The Effect of Near-Trench Fluid Circulation on Slab Dehydration Depth in the Chile Subduction Zone

Abstract:

Fluids released from subducting slabs affect earthquakes, geochemical recycling, melt generation, and mantle wedge flow. The distribution of this fluid release is controlled by the composition/hydration of the slab entering a subduction zone and the pressure-temperature path that the slab follows. We examine the potential for along-strike changes in the thermal state of the south central Chile subduction zone (36 to 45 °S) to affect the distribution of fluid release from the subducting Nazca Plate. Because the age of the plate entering the subduction zone decreases from ~30 Ma at 36 °S to ~1 Ma at 45 °S, a southward warming of the subduction zone has been hypothesized. We model temperatures in the system, then use results of the thermal models and the thermodynamic calculation code Perple_X to estimate the distribution of dehydration-derived fluid release from the subducting slab.
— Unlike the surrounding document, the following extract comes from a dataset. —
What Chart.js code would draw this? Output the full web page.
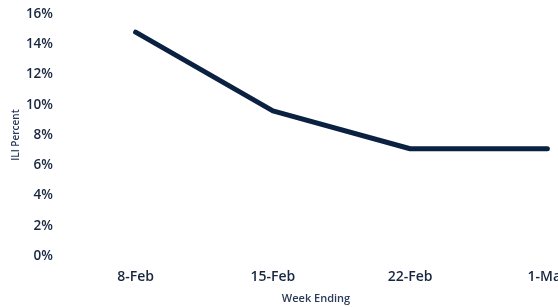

Surface heat flux observations in the region are most consistent with fluid circulation in the high permeability upper oceanic crust redistributing heat. This hydrothermal circulation preferentially cools parts of the system with the youngest subducting lithosphere. For example, relative to simulations with no fluid flow, hydrothermal circulation decreases temperatures in the 45 °S transect by up to 150 °C. Although hydrothermal circulation in the oceanic crust likely ceases by ~50 km landward of the trench, the legacy of its heat redistribution affects slab temperatures and dehydration >100 km farther landward. In the 45 °S transect, using temperatures from a model that includes hydrothermal circulation yields peak slab dehydration centered under the volcanic arc. In contrast, without hydrothermal circulation, peak slab dehydration is predicted at ~70 km seaward of the volcanic arc. For systems with young (<20 Ma) subducting lithosphere, hydrothermal circulation in oceanic crust should be considered in estimating subduction zone temperatures and fluid source distributions.